Power Walking

Power Walking

Categorized as walking with a speed at the high end of the natural walking gait, power walking typically ranges in speed from 7 to 9 kilometers or 4.5-6 miles per hour.

One foot must be in contact with the ground at all times to technically qualify as power walking as opposed to running or jogging. 

This exercise, while primarily targeting the lower legs, engages much of the entire body when performed at an elevated pace. Power walking works the following muscle groups:

  • Calves
  • Tibials
  • Hams
  • Quads
  • Glutes
  • Core
  • External Abductors
  • Internal adductors
  • Erector Spinae
  • Arm and shoulder muscles

Race walking and power walking, while similar and both highly effective forms of exercise and calorie burning, have a few main differences. 

Race walking is a highly competitive and technical form of walking performed in track meets all over the world, and even in the Olympic games. Power walking is primarily used for fitness, whereas race walking is for competition. Race walking also maintains a faster gait, with experts able to cover 8 to 9 miles per hour. 

History of Race Walking 

Though there are some minimal form and pace differences between power walking and race walking as mentioned above, there is not much to be found on the origins of power walking, and since race walking is an Olympic Sport, its lineage is much more easy to track. 

Race walking looks easy until you understand the pace the walkers have to maintain. The “straight-leg rule” means that the knee is not allowed to bend until it passes under the center of the body. 

Judges observe the form of each walker and hold up paddles to penalize them for “loss of contact” on the road and “bent knee” infractions. If a racer receives 3 warning cards from separate judges, he or she is disqualified from the race. 

The first documented race walking contest dates back 400 years to England and spread like wildfire throughout much of the world. By the 1800s, it rivaled horse racing in popularity for one reason: gambling. Spectators could bet on either competition to make it more interesting. 

In these legendary competitions, racers would walk for days. While typical racers would try to walk 100 miles in 24 hours, others were longer, lasting as long as 40 days. 

Whereas 1908 marked the first men’s race walking Olympic competition, women were not granted the same opportunity until 84 years later. Race walking continues to be a part of the Olympic games today. 

How to Increase Your Walking Speed

To prepare yourself for a power walking session, you need to warm up your body.


  • Walk at a comfortable clip for 2-4 minutes 
  • Walk for 1 minute on your heels
  • Perform basic leg stretches

There are 2 main ways to propel yourself into a faster walking motion: 

  1. Increase Your Stepping Frequency. To increase the pace of your steps: 

-Make sure to roll through your feet and push up with your toes

-Use a pendulum motion with your arms, keeping them bent at 90 degrees. 

-Your hands can go up to, but not higher than your chest

-Adapt your arm swings to the cadence of your strides to synchronize the movements. 


  1. Propel Yourself Into Deeper Strides.

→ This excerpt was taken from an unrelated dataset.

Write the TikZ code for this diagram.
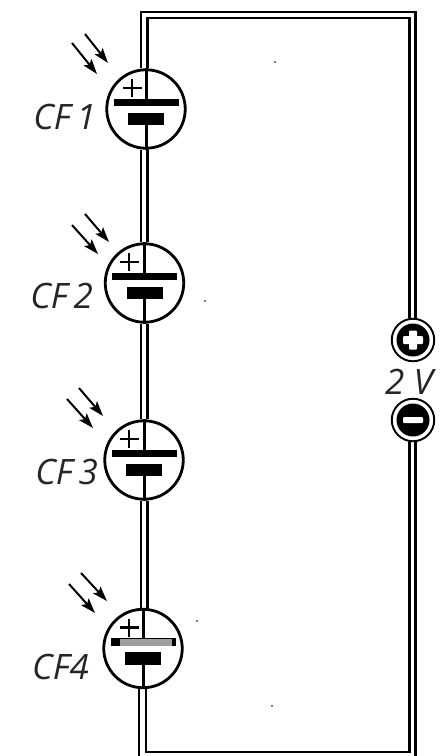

To increase the length of your steps:

-Push your foot further forward by increasing the rotation of your hip, utilizing a wider range of motion.

-Extend your arms further to sync with your deepened leg strides

-When your arms swing back, extend it by reaching far behind you and pump it forward in an explosive movement to gain momentum and propel your body forward. 

You can choose the method of speed-walking that suits you, or you can perform one and then the other. 


  • Improved overall health
  • Weight management
  • Strengthened lower leg muscles
  • Stress Reduction
  • Protection from joint injury
  • Reduced chance of illness and disease
  • Improved overall agility
  • Low impact workout


  • Race walking
  • Chi Walking
  • Nordic/Pole Walking
  • Brisk Walking

Power Up Your Walking Game

Whether you are interested in all the health benefits of walking, but hate wasting the time it takes to engage in a leisurely stroll, if you want to keep your heart rate up and burn some extra calories, or if you have suffered an injury and need a low impact way to exercise, power walking is a great way to get and stay fit.